Sunday, 16 December 2012
In a Crisis
A couple of weeks ago, I took part in a V event to raise awareness about youth homelessness. It was an open mic style evening at Westminster University, to which myself and two other charities had been invited to provide some speeches in between the open mic musical performances.
My contribution was based around a bucket, representing the big change in thinking and behaviour we all need to lead on, instead of the small change of coins by which we dispose of the issues and our responsibility in solving them. The bucket was my performance prop, and I hoped at the end of the evening to give the audience that image to carry with them for some time to come. What talent do you have to put in the bucket, to bring about real change? Every time they saw a coin bucket, I wanted them to think of the bigger bucket inside their minds and hearts.
At the start of the evening, something fascinating happened. The event was actually being used to promote the work of Crisis, whose leaflets and small change bucket were plastered across the room. There are lots of charities working in this field, and in the run up to Christmas, Crisis is one that many people rightly think of. Like a dog, though, a charity is not just for Christmas – but nevertheless, that’s how our social thinking works. When the representative from Crisis arrived, and we were introduced, I was looking forward to an interesting conversation about how our respective work contributed to the issues the event was exploring. Instead, the representative just smiled politely. ‘ Foyer who?’. I tried to explain. ‘Should I know you?’ the person said, half apologetically. Behind us, the big projection screen would show that there were around 80,000 young people experiencing the stereotype homeless. My organisation worked with 10,000 – should they know us?

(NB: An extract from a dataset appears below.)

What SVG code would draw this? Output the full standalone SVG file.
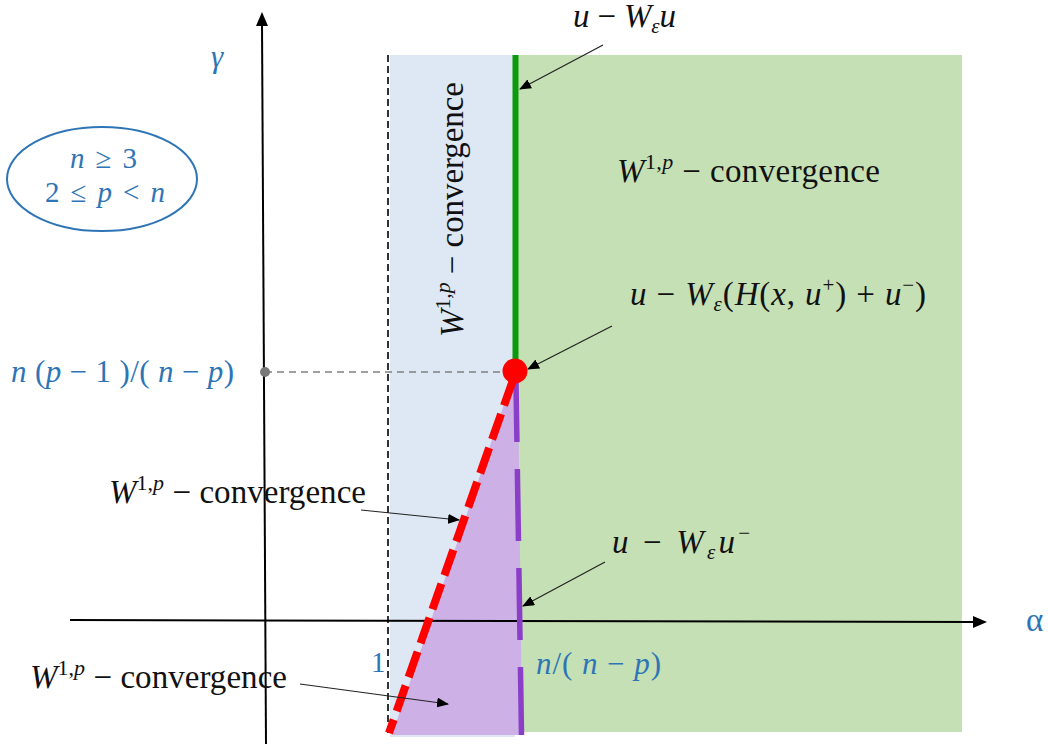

This was and is the real crisis. Not the charity name, but a crisis in charity itself. We spend most of our time promoting the problems and asking for money to solve them, but take minimal responsibility for the way we act ourselves. We don’t really know each other. We don’t really love each other. Rather than finding new ways to collaborate, we mostly compete against one another in endless funding and marketing duals. We think more of our own survival and wouldn’t think twice about taking the cake for ourselves without any sense of responsibility for fair distribution between us. We often spend our time gossiping about each other’s weaknesses. We don’t really share our resources to create the biggest impact. We hardly ever go looking at how we can support each other. We care for the cause in equal measure but don’t have time to care about each other.
And yet here we all are, at the same event, oblivious to the real crisis: that the values by which we work directly equate to and reflect the problems we are working with. We are homeless charities, who have no home for each other.
‘Should I know you?’ she said.
Yes, 80,000 times over.
We are in a Crisis, we are seeking Shelter, we want some Prince’s Trust, we care to take Action for Children, we believe in Kids Company, we are making a Centrepoint, we are Foyer Federation...and so many more.
In the Home for Advantaged Thinking, no one is at home unless everyone is. Making a home for people must begin with how we work with ourselves. It starts here, inside us. How can I know you?